Meski pilek, dan sedikit deman, saya masih saja merokok.  Saya sedang berdiri sambil merokok di sudut luar hotel. Seorang Arab dengan sorban putih di kepalanya mendatangi saya. “Cigarette...” katanya sambil mendekatkan jari ke bibir, layaknya orang sedang merokok. Saya memberinya sebatang rokok putih seperti yang sedang saya hisap.

No..No...” ujarnya. “Indonesian Cigarettes..!”

Rupanya Arab bersorban itu sudah pernah merasakan rokok Indonesia. “Okay. Wait a minute!”

Saya pun bergegas ke kamar mengambil rokok kretek yang saya beli dari Sang Ketua saat di Mina.

Saya menyerahkan sebatang rokok kretek yang dibungkus timah berwarna kuning. Arab bersorban itu menyambutnya dengan wajah cerah. Didekatkannya rokok yang masih berbalut timah itu ke hidungnya yang mancung, kemudian ia menarik nafas dalam-dalam sambil memicingkan mata.
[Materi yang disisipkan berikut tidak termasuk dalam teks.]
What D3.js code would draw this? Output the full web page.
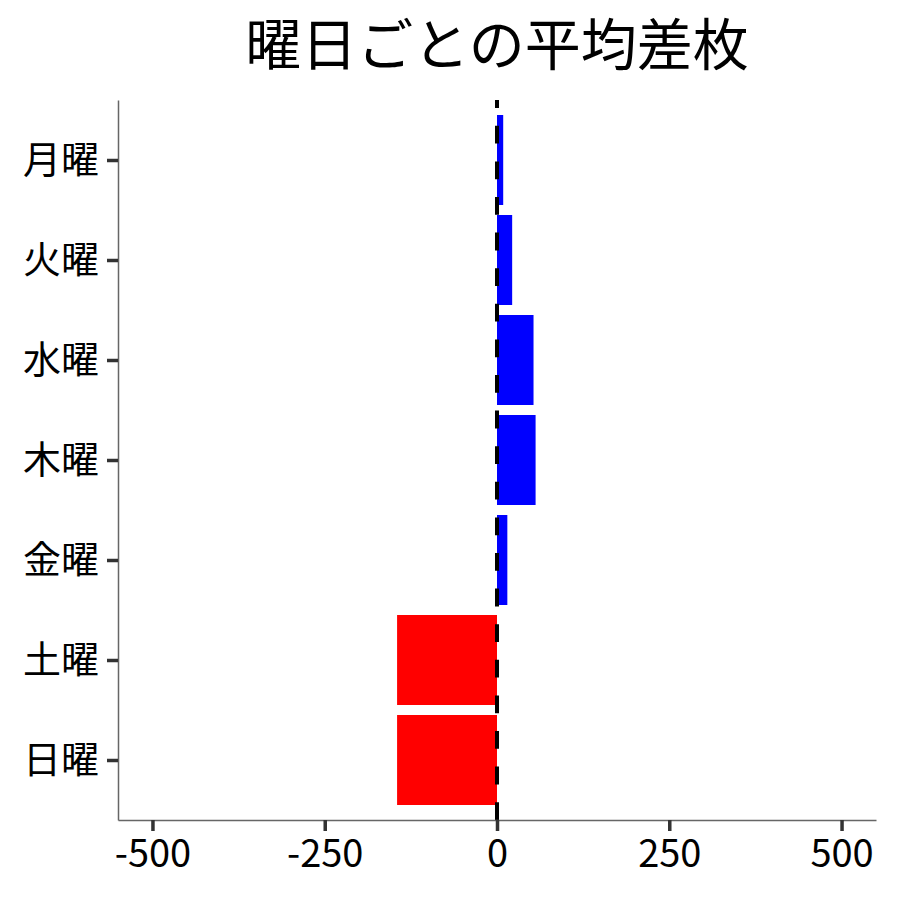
<!DOCTYPE html>
<html lang="ja">
<head>
<meta charset="UTF-8">
<title>曜日ごとの平均差枚</title>
<script src="https://d3js.org/d3.v7.min.js"></script>
<style>
    body { margin: 0; background: #fff; }
    svg { display: block; font-family: "Noto Sans CJK JP", "Noto Sans", sans-serif; }
</style>
</head>
<body>
<svg width="900" height="900"></svg>
<script>
    // データ
    const days = ["月曜", "火曜", "水曜", "木曜", "金曜", "土曜", "日曜"];
    const avgDiff = [9, 22, 53, 56, 15, -145, -145];
    const xTicks = [-500, -250, 0, 250, 500];
    const title = "曜日ごとの平均差枚";

    const svg = d3.select("svg");
    const margin = { top: 100, right: 24, bottom: 80, left: 118 };
    const W = 900, H = 900;

    const x = d3.scaleLinear()
        .domain([-550, 550])
        .range([margin.left, W - margin.right]);

    // ggplot風の余白: 両端に0.6ステップ
    const y = d3.scalePoint()
        .domain(days)
        .range([margin.top, H - margin.bottom])
        .padding(0.6);
    const bandH = y.step() * 0.9;

    // 棒
    svg.append("g")
        .selectAll("rect")
        .data(days.map((d, i) => ({ day: d, v: avgDiff[i] })))
        .join("rect")
        .attr("x", d => x(Math.min(0, d.v)))
        .attr("width", d => Math.abs(x(d.v) - x(0)))
        .attr("y", d => y(d.day) - bandH / 2)
        .attr("height", bandH)
        .attr("fill", d => d.v >= 0 ? "#0000ff" : "#ff0000");

    // 0の破線 (下から上へ描く)
    svg.append("path")
        .attr("d", d3.line()([[x(0), H - margin.bottom], [x(0), margin.top]]))
        .attr("stroke", "#000")
        .attr("stroke-width", 4)
        .attr("stroke-dasharray", "17.8,17.8")
        .attr("fill", "none");

    // x軸
    const xAxis = svg.append("g")
        .attr("transform", `translate(0,${H - margin.bottom})`)
        .call(d3.axisBottom(x).tickValues(xTicks).tickSize(11).tickSizeOuter(0)
            .tickPadding(9).tickFormat(d => String(d)));
    xAxis.select(".domain").attr("stroke", "#666").attr("stroke-width", 1.5);
    xAxis.selectAll(".tick line").attr("stroke", "#333").attr("stroke-width", 3.5);
    xAxis.selectAll(".tick text")
        .attr("fill", "#000")
        .style("font-size", "38px")
        .style("font-family", "'Noto Sans CJK JP', sans-serif");

    // y軸
    const yAxis = svg.append("g")
        .attr("transform", `translate(${margin.left},0)`)
        .call(d3.axisLeft(y).tickSize(11).tickSizeOuter(0).tickPadding(8));
    yAxis.select(".domain").attr("stroke", "#666").attr("stroke-width", 1.5);
    yAxis.selectAll(".tick line").attr("stroke", "#333").attr("stroke-width", 3.5);
    yAxis.selectAll(".tick text")
        .attr("fill", "#000")
        .style("font-size", "38px")
        .style("font-family", "'Noto Sans CJK JP', sans-serif");

    // タイトル
    svg.append("text")
        .attr("x", (x.range()[0] + x.range()[1]) / 2)
        .attr("y", 65)
        .attr("text-anchor", "middle")
        .style("font-size", "56px")
        .text(title);
</script>
</body>
</html>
Alhamdulillah…,” ujarnya. “Syukran..Syukran…” katanya mengucapkan terima kasih sambil mengenggam tangan saya.

***

Jumat, jam sembilan pagi, kami berangkat untuk salat Jumat di Masjidil Haram. Seorang teman mengingatkan, bahwa pada jam sepuluh pintu masjid akan ditutup. Pagi itu, jamaah kelihatannya belum terlalu ramai. Kami sampai di pintu King Abdul Aziz jam setengah sepuluh, tapi pintu utama sudah tutup dan dijaga polisi.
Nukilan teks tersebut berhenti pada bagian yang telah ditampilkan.